Designers are well aware that a shorter circuit path between the individual die elements, the greater the signal transmission speed, which significantly reduces inductance. By embedding the semiconductors on an inner layer directly in line with related semiconductor packages mounted on the outer surface, the conductor interface distance between die elements will be minimized.
The semiconductor fabrication process typically furnishes the die with an aluminum bond pad for the traditional gold-bond interface process. When alternative interface methods are required, the semiconductor terminals must be furnished with metalization that will be compatible with the attachment material or interface method.
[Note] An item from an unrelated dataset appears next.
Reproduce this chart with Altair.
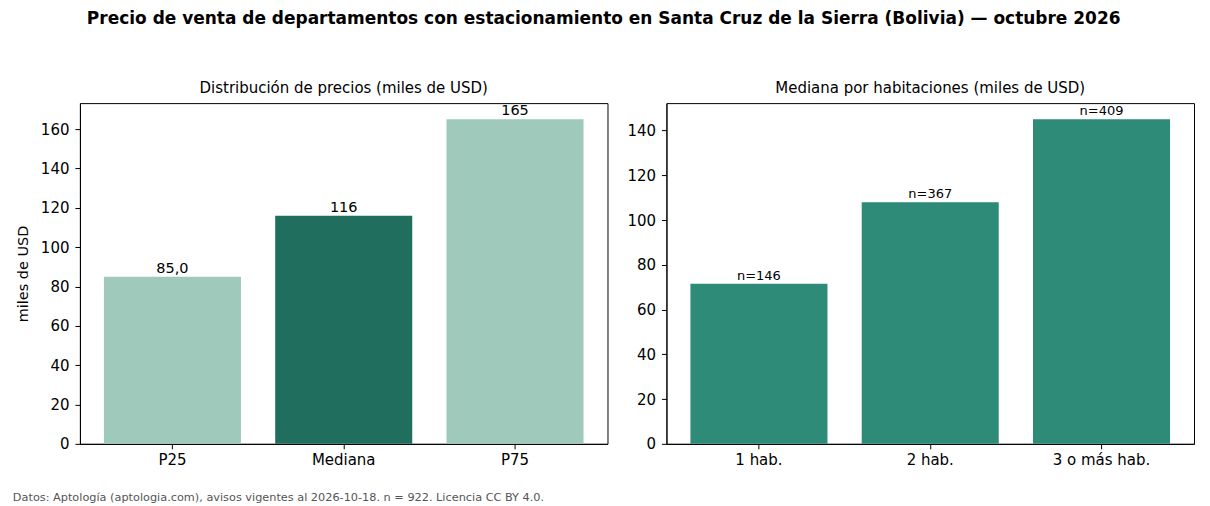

Companies using solder or conductive polymer for attaching the die element in the facedown orientation, for example, will need to employ techniques that enable liquidus material deposition, a solder reflow process, or a method for thermal curing followed by the dispensing of underfill polymer to negate air from between the die and laminate surface. The underfill material will require further thermal and vacuum processes to evacuate any trapped air and complete curing procedure.
Bond Pattern Redistribution
To enable efficient circuit routing, the semiconductor elements (while they remain in the wafer-level format) will likely be subject to additional metalization processes to redistribute the closely spaced wire-bond sites on the die perimeter to a more uniform array pattern within the central area of the die. In preparation for adding the redistribution layer (RDL), the fabricator will first sputter-coat a metal alloy adhesion layer onto the wafers active surface. Adhesion-promoting metals include nickel (Ni), molybdenum (Mo), chrome (Cr), tungsten (W), and titanium (Ti). Resist is applied over the wafer’s surface and photo-imaged to delineate the interconnect pattern and component termination sites (land patterns). The wafer(s) is then made ready for the electroplating process, building up additional metal over the exposed RDL pattern. Copper has become the preferred alloy for RDL circuit plating.
Following pattern plating, the resist coating is removed, and the remaining thin adhesion layer metalization is chemically etched from the silicon surface, leaving only the interconnect pattern and terminal lands. After cleaning, a photo-imaged passivation layer is applied to define the termination pattern and insulate and protect the conductive circuit pattern.